I think we are somehow cursed. Maybe that love of all things Halloween has finally overwhelmed my good karma or maybe it is all just a coincidence that bad weather tends stick to us like nettles on shoestrings. Regardless of the reason, we have once again brought a weather plague on the inhabitants of our exploration destination. On our southern Texas adventure we managed to bring unusually cold temps and rain to the natives and to further add in insult, managed to vacate the area just before the epic snow and ice storm hit them (please accept our apologies). Today we reached a primary destination and sure enough they are basically flooding out. Is it asking too much to have some “plain” weather !?!
Ummmm, there you go Mother Nature, jinxing me again clearly I requested plain WEATHER and what do I get.. a Plain Chachalaca. Unless this is a play on raining cats and birds, we are not properly communicating. Might as well go with it as the birding is currently at a standstill until this downpour lets up. As we are past the older post days, going with something fresh.
Hit the jump to see a few more shots of our featured bird.
The odd looking creature before you comes to you courtesy of our January trip down to the Texas Gulf Coast and then into the Lower Rio Grande Valley. This Plain Chachalaca was found at Bentsen-Rio Grande Valley State Park in Misson. Not a new bird to the blog as these rather intriguing looking birds where featured back in September 2019 (link here). That shoot was from nearby Valley Nature Center in Weslaco.
From a States perspective, these are pretty rare as they really only come as far north as the southern tip of Texas. The rest of their year-round region rests in Central America. However, if you can make your way to the tip of Texas, you should have no issues with getting at least one of them in the tin.
In fact, it is actually more difficult to ONLY get one of them in the tin as they like to hang in groups – that way it is easier to shake down the local Warblers for their lunch money. As I am not sure what they actually buy with the unearned money, it must be purely for sport and intimidation.
These two were busy scouting for new victims. Eventually they spotted me taking their picture from behind a nearby tree. Hell, I almost gave them MY wallet based on the evil looks they cast my way.

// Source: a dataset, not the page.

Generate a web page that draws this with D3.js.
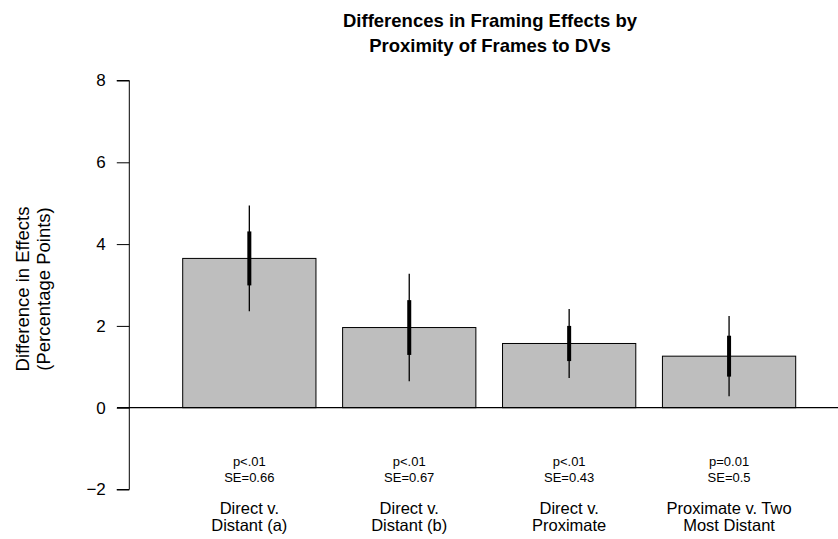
<!DOCTYPE html>
<html>
<head>
<meta charset="utf-8">
<script src="https://cdn.jsdelivr.net/npm/d3@7"></script>
<style>
  html, body { margin: 0; padding: 0; background: #fff; }
  svg { display: block; font-family: "Liberation Sans", Arial, Helvetica, sans-serif; }
</style>
</head>
<body>
<svg id="chart" width="838" height="539"></svg>
<script>
// Comparison labels (two lines each)
const categories = [
  ["Direct v.", "Distant (a)"],
  ["Direct v.", "Distant (b)"],
  ["Direct v.", "Proximate"],
  ["Proximate v. Two", "Most Distant"]
];
// Difference in framing effects (percentage points)
const diffs = [3.65, 1.96, 1.57, 1.26];
// Standard errors of the differences
const ses = [0.66, 0.67, 0.43, 0.5];
// Significance labels
const pLabels = ["p<.01", "p<.01", "p<.01", "p=0.01"];
// Y axis ticks
const yTicks = [-2, 0, 2, 4, 6, 8];

const svg = d3.select("#chart");
const W = 838;

const y = d3.scaleLinear().domain([-2, 8]).range([489.5, 80.5]);
const x = d3.scaleBand()
  .domain(d3.range(categories.length))
  .range([182.7, 795.7])
  .paddingInner(1 / 6)
  .paddingOuter(0);

// Title
const title = svg.append("text")
  .attr("text-anchor", "middle")
  .attr("font-weight", "bold")
  .attr("font-size", 18.5)
  .attr("fill", "#000");
title.append("tspan").attr("x", 490).attr("y", 27).text("Differences in Framing Effects by");
title.append("tspan").attr("x", 490).attr("y", 52).text("Proximity of Frames to DVs");

// Y axis
const yAxis = d3.axisLeft(y).tickValues(yTicks).tickSize(12.5).tickPadding(11)
  .tickFormat(d => d < 0 ? "\u2212" + Math.abs(d) : String(d));
const gy = svg.append("g").attr("transform", "translate(129.3,0)").call(yAxis);
gy.select(".domain").attr("d", `M-12.5,${y(8)}H0V${y(-2)}H-12.5`).attr("stroke", "#000").attr("stroke-width", 1);
gy.selectAll(".tick line").attr("stroke", "#000");
gy.selectAll(".tick text").attr("font-size", 17).attr("fill", "#000")
  .attr("font-family", "Liberation Sans, Arial, sans-serif");

// Y axis label
const ylab = svg.append("text")
  .attr("text-anchor", "middle")
  .attr("font-size", 18.5)
  .attr("fill", "#000")
  .attr("transform", "translate(0,289) rotate(-90)");
ylab.append("tspan").attr("x", 0).attr("y", 28.5).text("Difference in Effects");
ylab.append("tspan").attr("x", 0).attr("y", 50).text("(Percentage Points)");

// Bars
svg.append("g").selectAll("rect")
  .data(diffs)
  .join("rect")
  .attr("x", (d, i) => x(i))
  .attr("width", x.bandwidth())
  .attr("y", d => y(Math.max(0, d)))
  .attr("height", d => Math.abs(y(d) - y(0)))
  .attr("fill", "#bebebe")
  .attr("stroke", "#000")
  .attr("stroke-width", 1);

// Zero reference line
svg.append("line")
  .attr("x1", 117).attr("x2", W)
  .attr("y1", y(0)).attr("y2", y(0))
  .attr("stroke", "#000").attr("stroke-width", 1.2);

// Confidence intervals: thin = 95%, thick = +/- 1 SE
const ci = svg.append("g");
diffs.forEach((d, i) => {
  const cx = x(i) + x.bandwidth() / 2;
  ci.append("line")
    .attr("x1", cx).attr("x2", cx)
    .attr("y1", y(d + 1.96 * ses[i])).attr("y2", y(d - 1.96 * ses[i]))
    .attr("stroke", "#000").attr("stroke-width", 1.3);
  ci.append("line")
    .attr("x1", cx).attr("x2", cx)
    .attr("y1", y(d + ses[i])).attr("y2", y(d - ses[i]))
    .attr("stroke", "#000").attr("stroke-width", 4);
});

// Category and statistic labels
const labs = svg.append("g").attr("text-anchor", "middle").attr("fill", "#000");
categories.forEach((c, i) => {
  const cx = x(i) + x.bandwidth() / 2;
  labs.append("text").attr("x", cx).attr("y", 465.5).attr("font-size", 13).text(pLabels[i]);
  labs.append("text").attr("x", cx).attr("y", 482).attr("font-size", 13).text("SE=" + ses[i]);
  labs.append("text").attr("x", cx).attr("y", 513.5).attr("font-size", 16.5).text(c[0]);
  labs.append("text").attr("x", cx).attr("y", 531).attr("font-size", 16.5).text(c[1]);
});
</script>
</body>
</html>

As mentioned above, as long as you make it to the key birding hotspots along the Rio Grande you should be able to tin ’em. Nature Valley Center, Estero Llano Grande SP and Bentsen-Rio Grande Valley SP are excellent places to see them. Pretty sure there are many other places in that area, but I can definitely vouch for those. You will probably hear them long before you see their large bodies pushing through the underbrush or climbing through the brush.
Or you could do what Linda and I did at Bentsen and just take a pleasant stroll to the entrance of Bentsen park and take a seat on their comfy swinging bench in front of feeder station #1. Simply sit back, relax and let the show begin!
Apparently these Chachas like their suet or peanut butter – unfortunately, didn’t ask the volunteer stationed there what their food recipe was and figured if I went over there and tried to verify for myself those damn Chachas would de-pants me and run them up the feeder pole for all to see. The one above gave me a formal glaring having suspected what I was considering.
Hmmm, out of shots and about all I told you about them is they are BB’s (bird bullies). They get their names from their obnoxious calls which sound like Cha Cha Lac. Which also answers the often-asked question on how you pronounce their names. Cornell does mention that these birds will ratchet up their calls to alert to changing weathers. Clearly based on their squawking, they were trying to warn us to get home before the snow and ice completely shut down the region. A kind act, but don’t let them full you .. still lunch room bullies!
Take care folks, time for me to rent a boat to get out of this RV spot.